SUARA PEMBACA

Pendidikan: Tanggung Jawab Syar’i Negara terhadap Generasi

Setiap anak lahir dengan fitrah dan potensi luar biasa, mereka adalah amanah sekaligus harapan. Setiap senyuman para pembelajar tersimpan harapan besar umat. Mereka adalah titipan Allah, amanah yang harus dijaga, dibina, dan diarahkan.

Rasulullah Saw bersabda, “Setiap kalian adalah pemimpin, dan setiap pemimpin akan dimintai pertanggungjawaban atas yang dipimpinnya.” (HR. Bukhari dan Muslim)

Menunaikan amanah pendidikan sama saja dengan mempersiapkan generasi yang cerdas, berakhlak, sekaligus siap memimpin peradaban. Ketika negara hadir sebagai pelindung dan penyokong ilmu, maka ia tengah menjalankan salah satu bentuk ibadah terbesar menanam benih kebaikan yang akan tumbuh menjadi peradaban. Negara bukan sekadar pelayan administratif, tapi mitra utama dalam mencetak generasi unggul. Inilah ladang amal besar yang bisa menjadi jalan kemuliaan, jika dijalankan dengan niat dan kebijakan yang benar.

Namun, ketika akses pendidikan masih bergantung pada kondisi ekonomi keluarga, maka yang terjadi bukanlah pemerataan, melainkan pelestarian ketimpangan yang terselubung. Hak yang seharusnya bersifat individu, perlahan berubah menjadi privilege yang hanya dinikmati oleh kelompok tertentu.

Selama ini, intervensi pemerintah melalui program seperti dana BOS dan KIP memang memberikan bantalan ekonomi, namun belum menyentuh akar masalah ketimpangan. Program ini cenderung berfungsi sebagai upaya menahan jatuhnya keluarga miskin lebih dalam, bukannya mengangkat mereka keluar dari jerat struktural kemiskinan.

Fakta bahwa anak-anak harus membantu orang tua mencari nafkah, atau terpaksa putus sekolah karena beban ekonomi, menunjukkan bahwa pendidikan masih dipandang sebagai komoditas mahal, bukan hak yang dijamin negara secara penuh.
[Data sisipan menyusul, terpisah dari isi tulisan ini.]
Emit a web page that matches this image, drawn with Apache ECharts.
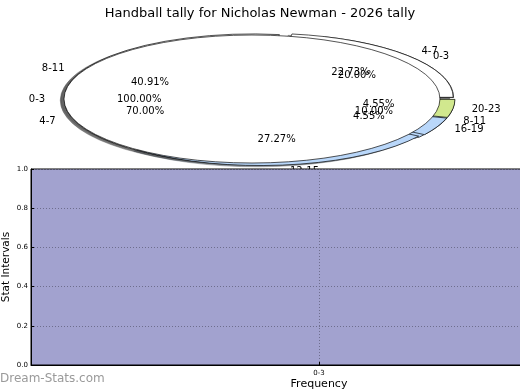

Maka, tantangannya bukan hanya soal distribusi dana, tapi juga bagaimana negara membangun sistem pendidikan yang benar-benar membebaskan secara ekonomi, sosial, dan struktural.

Untuk menutupi kelemahan intervensi pendidikan dalam sistem yang bercorak kapitalistik, pemerintahan Prabowo merancang pendekatan baru melalui kebijakan Sekolah Rakyat bagi kalangan tidak mampu dan Sekolah Garuda Unggul bagi keluarga yang lebih mapan.

Demonstrate ini tampaknya berupaya mencari jalan tengah yang akomodatif, mengakomodasi realitas ketimpangan sosial dengan menyediakan dua jalur pendidikan yang berbeda.

Di permukaan, narasi yang dibangun menekankan pada perluasan akses dan keadilan sosial, seolah negara hadir untuk semua kalangan. Namun jika dicermati lebih dalam, kebijakan ini lebih menyerupai rekonsiliasi semu antara ketimpangan dan pelayanan publik, bukan solusi substansial terhadap akar persoalan.

Alih-alih menghapus sekat ekonomi dalam pendidikan, demonstrate dualisme ini justru berpotensi menginstitusionalisasi ketimpangan itu sendiri. Sekolah untuk si miskin dan sekolah untuk si kaya dapat memperlebar jurang sosial sejak dini, menciptakan stratifikasi pendidikan yang semakin tajam. Alih-alih membangun sistem yang setara, negara tampak hanya melakukan tambal sulam dalam kerangka sistem yang secara struktural memang tidak berpihak pada keadilan.

Program ini mungkin terdengar populis dan solutif, namun tanpa keberanian menyentuh akar persoalan yakni biaya pendidikan yang mahal, minimnya investasi kualitas merata, dan ketergantungan pada pasar maka kebijakan ini hanya akan menjadi etalase kebijakan tanpa perubahan yang berarti.

Islam memandang pendidikan bukan sekadar sarana mobilitas sosial atau alat penggerak ekonomi, melainkan hak dasar yang melekat pada setiap anak sebagai bagian dari hak-hak syar’i warga negara sejajar dengan hak atas kesehatan dan keamanan.